Breaking into Law
Hayley Collinson, Medical Negligence Solicitor at Neil Hudgell Solicitors, talks about how she got started in law and how young hopefuls can make their first steps into a professional career in the field of law.
1. What led to you becoming a solicitor?
I had a legal career in mind after I did a work experience placement at a local solicitors firm when I was 15. I then decided to take Law at A Level, along with History, English Language, English Literature and General Studies. I do not believe A Level Law is a pre requisite for a Law Degree but it helped me feel confident in my choice when I decided to choose a Law Degree over an English Degree.
I always felt that I was more suited to becoming a solicitor so after University I went on to complete the Legal Practice Course (LPC) at the College of Law.
2. What was the turning point in your career?
When I finished my LPC in July 2007, I started working as a conveyancing assistant at a firm in Leeds. It felt like a huge achievement at the time as it was difficult to gain a role without previous experience. At times, I did doubt whether I would secure the much needed Training Contract but everything worked out and I started as a Trainee Solicitor in April 2010. I worked at Neil Hudgell Solicitors as a Litigation Assistant in the clinical negligence department for a year before they gave me a Contract and it felt like all my hard work had finally paid off. It also enabled me to qualify into an area of law that I had a true interest in and at a firm I had already built up a relationship with.

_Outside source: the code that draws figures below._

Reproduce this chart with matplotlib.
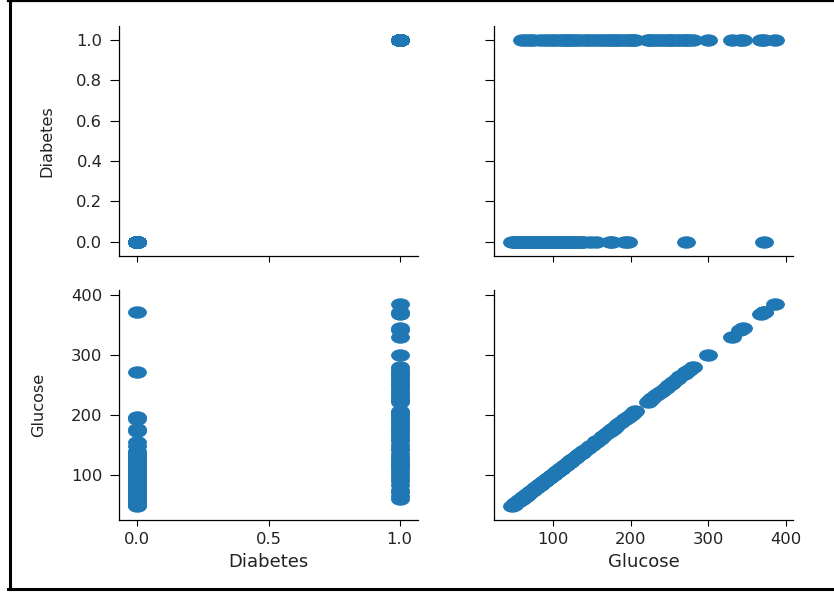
import numpy as np
import matplotlib
matplotlib.use("Agg")
import matplotlib.pyplot as plt
from matplotlib.path import Path
from matplotlib.transforms import Affine2D
from matplotlib.lines import Line2D

# Glucose readings, split by diabetes outcome
glucose_no = [48, 50, 52, 54, 56, 57, 59, 60, 62, 63, 64, 65, 66, 67, 68, 69, 70, 71,
              72, 73, 74, 75, 76, 77, 78, 79, 80, 81, 82, 83, 84, 85, 86, 87, 88, 89,
              90, 91, 92, 93, 94, 95, 96, 97, 98, 99, 100, 101, 102, 103, 104, 105,
              106, 107, 108, 109, 110, 111, 112, 113, 114, 115, 116, 117, 118, 119,
              120, 121, 122, 124, 125, 126, 128, 130, 131, 134, 137, 139, 148, 155,
              173, 176, 193, 197, 271, 371]
glucose_yes = [60, 65, 71, 75, 83, 90, 95, 100, 104, 110, 113, 117, 119, 122, 126, 130,
               135, 141, 145, 150, 156, 160, 165, 170, 173, 177, 180, 184, 188, 193,
               197, 200, 203, 206, 222, 225, 228, 233, 236, 240, 245, 249, 252, 255,
               260, 264, 268, 271, 275, 280, 300, 330, 341, 345, 368, 371, 385]

glucose = np.array(glucose_no + glucose_yes, dtype=float)
diabetes = np.array([0] * len(glucose_no) + [1] * len(glucose_yes), dtype=float)

columns = {"Diabetes": diabetes, "Glucose": glucose}
names = ["Diabetes", "Glucose"]

plt.rcParams["font.family"] = "DejaVu Sans"
plt.rcParams["xtick.major.size"] = 4.3
plt.rcParams["ytick.major.size"] = 6.5
plt.rcParams["xtick.major.pad"] = 4
plt.rcParams["ytick.major.pad"] = 5.5
plt.rcParams["axes.linewidth"] = 0.9

color = "#1f77b4"
ellipse = Path.unit_circle().transformed(Affine2D().scale(1.0, 0.66))


def limits(v):
    lo, hi = v.min(), v.max()
    pad = (hi - lo) * 0.07
    return lo - pad, hi + pad


fig = plt.figure(figsize=(8.34, 5.92), dpi=100)

lefts = [0.1427, 0.5923]
bottoms = [0.5676, 0.1216]
w, h = 0.3585, 0.389

ylab_x = {"Diabetes": -0.215, "Glucose": -0.245}

for i, yname in enumerate(names):
    for j, xname in enumerate(names):
        ax = fig.add_axes([lefts[j], bottoms[i], w, h])
        ax.scatter(columns[xname], columns[yname], s=185, marker=ellipse,
                   color=color, linewidths=0)
        ax.set_xlim(limits(columns[xname]))
        ax.set_ylim(limits(columns[yname]))
        ax.spines["top"].set_visible(False)
        ax.spines["right"].set_visible(False)
        ax.tick_params(labelsize=11.8, labelcolor="#222222")
        if xname == "Diabetes":
            ax.set_xticks([0.0, 0.5, 1.0])
        else:
            ax.set_xticks([100, 200, 300, 400])
        if yname == "Diabetes":
            ax.set_yticks([0.0, 0.2, 0.4, 0.6, 0.8, 1.0])
        else:
            ax.set_yticks([100, 200, 300, 400])
        if i == 1:
            ax.set_xlabel(xname, fontsize=13, color="#222222")
            ax.xaxis.set_label_coords(0.5, -0.145)
        else:
            ax.tick_params(labelbottom=False)
        if j == 0:
            ax.set_ylabel(yname, fontsize=11.6, color="#222222")
            ax.yaxis.set_label_coords(ylab_x[yname], 0.5)
        else:
            ax.tick_params(labelleft=False)

# black frame around the picture
W, H = 834, 592
fig.add_artist(Line2D([9.5 / W, 9.5 / W], [1 - 1 / H, 1 - 589 / H],
                      color="black", lw=2.2, transform=fig.transFigure))
fig.add_artist(Line2D([8 / W, 1], [1 - 1 / H, 1 - 1 / H],
                      color="black", lw=1.6, transform=fig.transFigure))
fig.add_artist(Line2D([8 / W, 1], [1 - 589 / H, 1 - 589 / H],
                      color="black", lw=2.2, transform=fig.transFigure))

fig.savefig("out.png", dpi=100)
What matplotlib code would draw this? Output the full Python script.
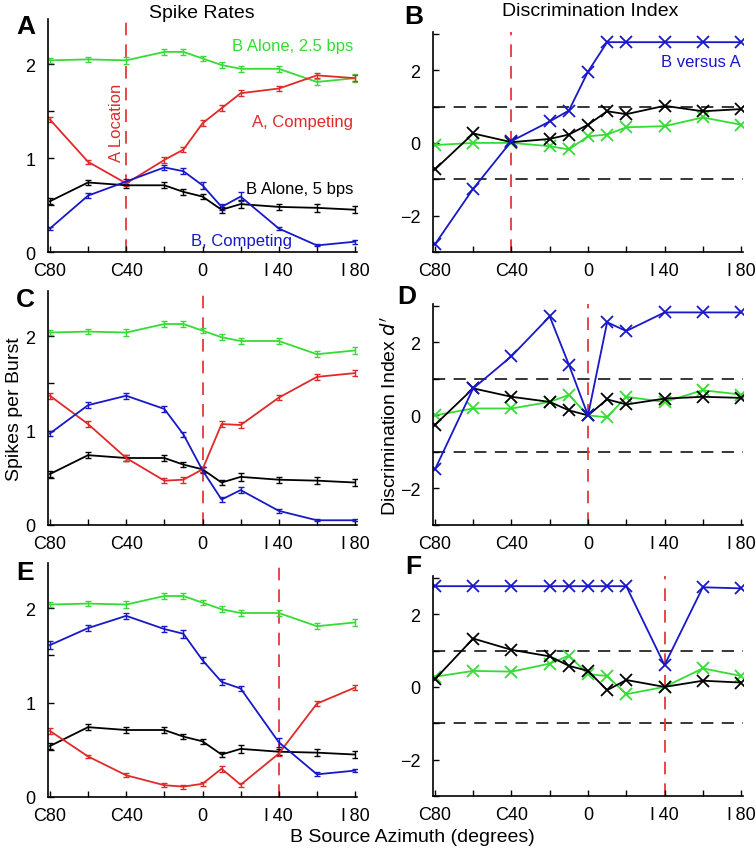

3. What’s the most common misconception about what you do?
Clinical negligence lawyers can come under scrutiny in the press especially regarding payouts that are made by the NHS in clinical negligence claims in both compensation and legal costs. Often the statistics that are quoted fail to give any indication of the seriousness of the Claimant’s injury and the length of time the NHS has taken to make any admissions of negligence to settle the claim.
The term compensation culture also frustrates me, why should someone who has genuinely suffered injury and loss, be prevented from seeking compensation. When something goes wrong with medical treatment, it can often have a profound impact on the person concerned and their family.
4. What is the most interesting part of your job?
I like the variety of work clinical negligence offers. Reading medical records, carrying out research and obtaining medical reports on specialist medical issues is very interesting.
5. How can applicants stand out from the crowd?
I think non-legal work experience can be as important especially at the start of your career when you want to get your first legal role. I think working in retail or in a bar or restaurant etc demonstrates you are hard working and have good people skills. Do not be afraid to mention these in your application, alongside legal work experience placements.
6. Do you think there is a type of person suited to becoming a solicitor? What key skills do they need?
I believe for clinical negligence you need to be analytical and have good people skills but I do not think there is a specific type of “person” suited to becoming a solicitor. I am confident there is a firm and specialism suited to every prospective solicitor who has the drive to secure a Training Contract.
7. What is the most important piece of advice you can give to a law student/graduate?
Firstly I would say do not give up, it is not always easy to become a qualified solicitor given the number of graduates each year, so be prepared when you embark on your LPC that you may have to do a paralegal or assistant role before you secure a Training Contract. It is also not likely you will get the first Contract you apply for, just keep trying.
I would also recommend that Law Graduates start applying for Training Contracts the summer before they start their final year at University because some Contracts are advertised two years in advance. Work experience placements can also be a great way to secure a Contract.